Nov 23 1914 – Mexican Revolution: The last of U.S. forces withdraw from Veracruz, occupied seven months earlier in response to the Tampico Affair.
Nov 23 1915 – WWI: Fighting between Allied and Turkish forces continues into a second day during the Battle of Ctesiphon (or Selman Pak), on the Tigris River in Mesopotamia, modern-day Iraq.
Nov 23 1940 – President Franklin D. Roosevelt appoints Adm. William D. Leahy, then retired, as the U.S. Ambassador to Vichy France in an attempt to prevent the French fleet and naval bases from falling into German hands.
Nov 23 1940 – WWII: Romania signs the Tripartite Pact, officially allying itself with Germany, Italy, and Japan.
Nov 23 1941 – WWII: U.S. troops move into Dutch Guiana, by agreement with the Netherlands Government in exile, to guard the bauxite mines to protect aluminum ore supplies from the mines in Surinam.
Nov 23 1943 – WWII: The U.S. Navy enlisted rating of Ships Servicemen (SH) is established. Ships Servicemen manage and operate retail and service activities afloat, along with managing and operating the ships barber, laundry, and tailor shops.
Nov 23 1943 – WWII: Tarawa and Makin atolls fall to American forces.

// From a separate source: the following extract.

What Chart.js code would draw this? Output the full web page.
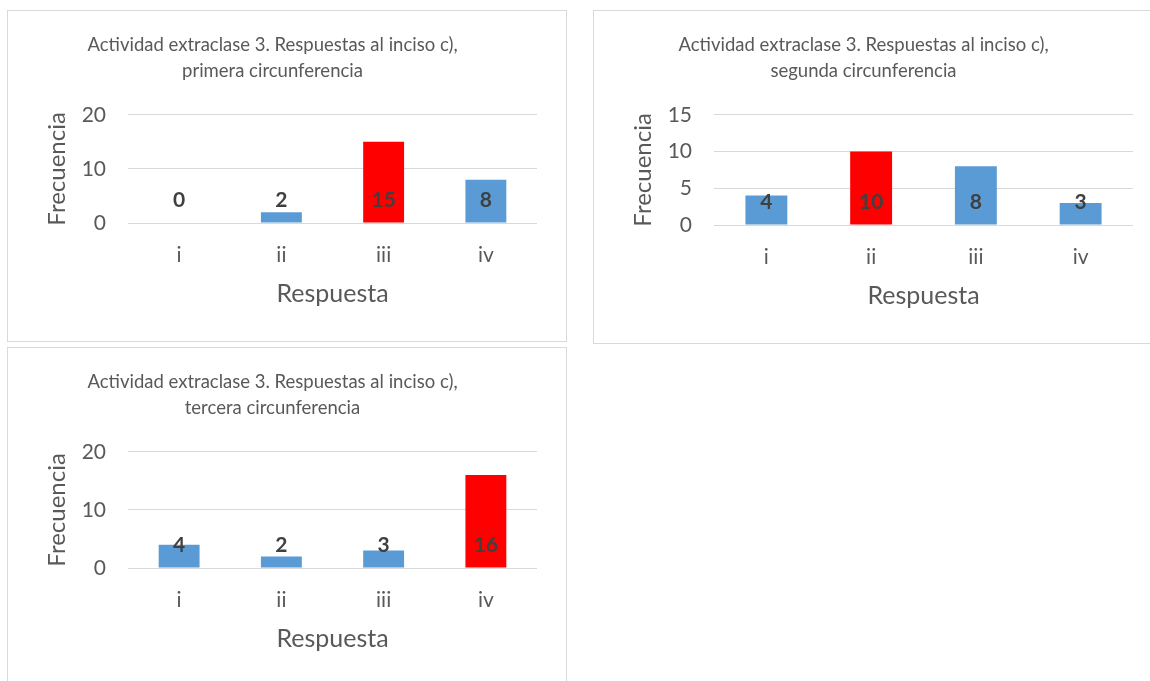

Nov 23 1944 – WWII: USS Bang (SS-385) sinks Japanese freighter Sakae Maru and transport Amakusa Maru, USS Redfish (SS-395) sinks freighter Hozan Maru, and USS Picuda (SS-382) sinks freighters Fukuju Maru and Shuyo Maru.
Nov 23 1944 – WWII: The first bombing raid against Tokyo is carried out by 88 American aircraft from Saipan.
Nov 23 1968 – Vietnam: Battle of Nui Chom Mountain. The 4th Bn, 31st Infantry, 196th Inf Bde fought and destroyed the 21st NVA Regiment on Nui Chom Mountain southwest of Da Nang in a fierce six day battle.
Nov 23 1972 – Vietnam: Secret peace talks resume in Paris between Henry Kissinger and Le Duc Tho, the North Vietnamese representative, but almost immediately reach an impasse.
Nov 23 1981 – Cold War: President Ronald Reagan signs off on a top secret document, National Security Decision Directive 17 (NSDD-17), which gives the Central Intelligence Agency the power to recruit and support a 500-man force of Nicaraguan rebels to conduct covert actions against the leftist Sandinista regime in Nicaragua.
Nov 24 1862 – Civil War: The screw steam gunboat Monticello destroys two Confederate salt works near Little River, N.C., while the screw steam gunboat Sagamore captures two British blockade runners, schooner Agnes and sloop Ellen, in Indian River, Fla.
Nov 24 1863 – Civil War: Union troops capture Lookout Mountain southwest of Chattanooga, Tennessee as they begin to break the Confederate siege of the city. In the “battle above the clouds,” the Yankees scaled the slopes of the mountain on the periphery of the Chattanooga lines.
Nov 24 1877 – While en route to Cuba to collect scientific information, the screw steam gunboat Huron wrecks in a storm near Nag's Head, N.C. The crew attempts to free their ship but it soon heels over, killing 98 officers and men.
Nov 24 1943 – WWII: Japanese submarine I-175 sinks USS Liscome Bay (CVE-56) southeast of Makin Island. Though 272 of her crew are rescued, she loses 55 officers and 591 enlisted men, including Navy Cross recipient Cook 3rd Class Doris Miller.